Есаул явно заболел. Синие круги рельефнее выступают под глазами, и нездоровая бледность ясно свидетельствует о его состоянии. Слегли еще трое казаков. Осталось только двое свободных носилок, а малярия избирает себе все новые жертвы. Хина, принятая утром, не помогает, и число больных к вечеру удваивается. От утренней бодрости и оживления не осталось и следа. Понуро, еле-еле передвигая ноги, кони везут на себе выбившихся из сил, апатичных казаков, из которых добрая половина страдает от жестокого приступа лихорадки.
Гамалию худо. Силы покидают его. Стиснув зубы, он слезает с коня.
– Прихворнув, треба полежать, – говорит он и, не выпуская из рук повода, валится навзничь на траву.
– Иван Андреевич, ложитесь на носилки, – советую я.
– Нет не надо, малость отдохну. А вы езжайте дальше, не задерживайте людей, – едва слышно бормочет он, и я вижу, как его лихорадочно горящие глаза закрываются от нестерпимой боли.
Около командира остаются Горохов, фельдшер и вахмистр. Сотня, не обращая внимания, равнодушно проходит мимо. Наша колонна напоминает теперь передвижение тылового госпиталя. Изнуренные лица казаков бледны и искажены страданиями. Неудержимая дрожь трясет их, заставляя громко лязгать зубами. Некоторые не могут преодолеть мучительного приступа рвоты.
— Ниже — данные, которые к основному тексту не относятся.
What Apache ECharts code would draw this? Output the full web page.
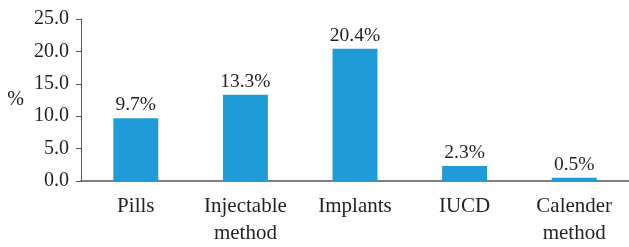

Мало-помалу проклятая мошкара отвязывается от нас. Сырой, топкий луг с его ядовитыми испарениями сменяется неровной долиной, окаймленной кое-где высокими холмами. Вечереет. Я беспокоюсь о командире, и к тому же состояние моих еле держащихся в седле людей заставляет меня остановиться на ночлег. Выбираю самый высокий холм и, подведя к нему сотню, спешиваю казаков. Половина из них сейчас же пластом валится на землю, забывая о еде. Усталые кони, повесив головы, не пытаются даже отойти от хозяев. Отбираю здоровых казаков и приказываю им стреножить лошадей. Забравшись на холм, оглядываю в бинокль окрестности. Химич, которого не берет никакая лихорадка, жуя сухарь, карабкается ко мне.